> _INFORMATION SUPPLIED_

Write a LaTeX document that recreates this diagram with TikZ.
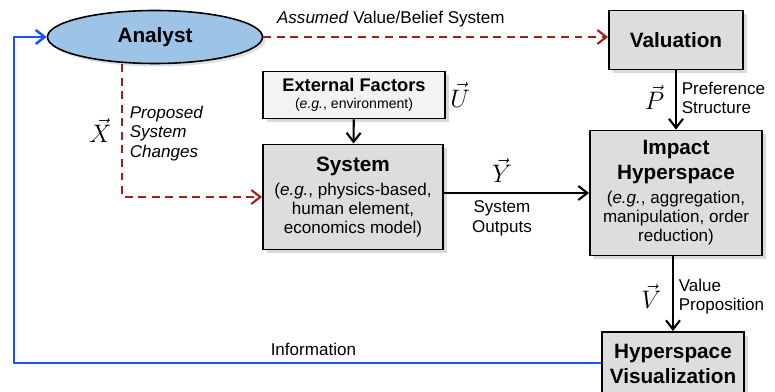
\documentclass[tikz,border=0pt]{standalone}
\usepackage{fontspec}
\setmainfont{Liberation Sans}
\usepackage{amsmath}
\usetikzlibrary{shapes.geometric, positioning, arrows.meta, shadows}
\definecolor{analystblue}{RGB}{157,195,230}
\definecolor{boxgray}{RGB}{221,221,221}
\definecolor{extgray}{RGB}{243,243,243}
\definecolor{assumered}{RGB}{163,33,20}
\definecolor{infoblue}{RGB}{28,82,255}
\newcommand\hd[1]{{\fontsize{11.8}{14}\selectfont\bfseries #1}}
\tikzset{block/.style={rectangle, draw=black, line width=1.1pt, fill=boxgray, align=center, inner sep=2pt,
                       font=\fontsize{9.7}{11}\selectfont,
                       drop shadow={shadow xshift=0.7mm, shadow yshift=-0.7mm, opacity=0.3}},
         flow/.style={-{Straight Barb[length=1.8mm,width=2.8mm]}, line width=1.2pt},
         assumed/.style={flow, draw=assumered, dash pattern=on 4.5pt off 3.2pt},
         lbl/.style={font=\fontsize{9.7}{11}\selectfont, inner sep=1pt},
         vecl/.style={font=\fontsize{15}{15}\selectfont, inner sep=1pt}}

\begin{document}
\begin{tikzpicture}[x=0.2mm, y=-0.2mm]
                 \useasboundingbox (0,0) rectangle (775,392);

                 % blocks
                 \node[ellipse, draw=black, line width=0.9pt, fill=analystblue, minimum width=43mm, minimum height=10.6mm,
                       drop shadow={shadow xshift=0.6mm, shadow yshift=-0.6mm, opacity=0.25}] (analyst) at (155,37) {\hd{Analyst}};
                 \node[block, minimum width=26.8mm, minimum height=11.8mm] (valuation) at (676,40) {\hd{Valuation}};
                 \node[block, fill=extgray, line width=0.9pt, minimum width=36.4mm, minimum height=9.4mm] (external) at (354,95)
                       {{\fontsize{10.4}{12}\selectfont\bfseries External Factors}\\[-1pt]{\fontsize{8}{9}\selectfont(\textit{e.g.}, environment)}};
                 \node[block, minimum width=36mm, minimum height=21mm] (system) at (353,197)
                       {\hd{System}\\[2.5pt](\textit{e.g.}, physics-based,\\human element,\\economics model)};
                 \node[block, minimum width=34.4mm, minimum height=25mm] (impact) at (676,193)
                       {\hd{Impact}\\[3pt]\hd{Hyperspace}\\[2.5pt](\textit{e.g.}, aggregation,\\manipulation, order\\reduction)};
                 \node[block, minimum width=28.4mm, minimum height=12.8mm] (hypviz) at (673,364)
                       {\hd{Hyperspace}\\[3pt]\hd{Visualization}};
                 \coordinate (infocorner) at (14,363);

                 % connectors
                 \draw[assumed] (analyst) -- (analyst -| valuation.west)
                       node[lbl, pos=0.37, above=1.5mm] {\textit{Assumed} Value/Belief System};
                 \draw[assumed] ([xshift=-6.6mm]analyst.south) |- (system.west)
                       node[lbl, pos=0.26, right=1mm, align=left] {\textit{Proposed}\\\textit{System}\\\textit{Changes}}
                       node[vecl, pos=0.25, left=1.5mm] {$\vec{X}$};
                 \draw[flow] (external) -- (system);
                 \node[vecl, right=0.5mm of external] (uvec) {$\vec{U}$};
                 \draw[flow] (impact.west -| system.east) -- (impact.west)
                       node[vecl, pos=0.4, above=1.5mm] {$\vec{Y}$}
                       node[lbl, pos=0.4, below=1mm, align=center] {System\\Outputs};
                 \draw[flow] (valuation) -- (impact)
                       node[vecl, pos=0.46, left=1.8mm] {$\vec{P}$}
                       node[lbl, pos=0.46, right=0.6mm, align=left] {Preference\\Structure};
                 \draw[flow] (impact.south -| hypviz.north) -- (hypviz.north)
                       node[vecl, pos=0.54, left=1.8mm] {$\vec{V}$}
                       node[lbl, pos=0.54, right=0.6mm, align=left] {Value\\Proposition};
                 \draw[flow, draw=infoblue, line width=1.4pt] (hypviz.west |- infocorner)
                       -- node[lbl, pos=0.49, above=0.8mm] {Information} (infocorner) |- (analyst.west);
\end{tikzpicture}
\end{document}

> _SET EXERCISE_
Skip every picture and return the lines above from the top through the one that contains "(0,0) rectangle (775,392);".

> _COMPLETE ANSWER_
Write a LaTeX document that recreates this diagram with TikZ.
\documentclass[tikz,border=0pt]{standalone}
\usepackage{fontspec}
\setmainfont{Liberation Sans}
\usepackage{amsmath}
\usetikzlibrary{shapes.geometric, positioning, arrows.meta, shadows}
\definecolor{analystblue}{RGB}{157,195,230}
\definecolor{boxgray}{RGB}{221,221,221}
\definecolor{extgray}{RGB}{243,243,243}
\definecolor{assumered}{RGB}{163,33,20}
\definecolor{infoblue}{RGB}{28,82,255}
\newcommand\hd[1]{{\fontsize{11.8}{14}\selectfont\bfseries #1}}
\tikzset{block/.style={rectangle, draw=black, line width=1.1pt, fill=boxgray, align=center, inner sep=2pt,
                       font=\fontsize{9.7}{11}\selectfont,
                       drop shadow={shadow xshift=0.7mm, shadow yshift=-0.7mm, opacity=0.3}},
         flow/.style={-{Straight Barb[length=1.8mm,width=2.8mm]}, line width=1.2pt},
         assumed/.style={flow, draw=assumered, dash pattern=on 4.5pt off 3.2pt},
         lbl/.style={font=\fontsize{9.7}{11}\selectfont, inner sep=1pt},
         vecl/.style={font=\fontsize{15}{15}\selectfont, inner sep=1pt}}

\begin{document}
\begin{tikzpicture}[x=0.2mm, y=-0.2mm]
                 \useasboundingbox (0,0) rectangle (775,392);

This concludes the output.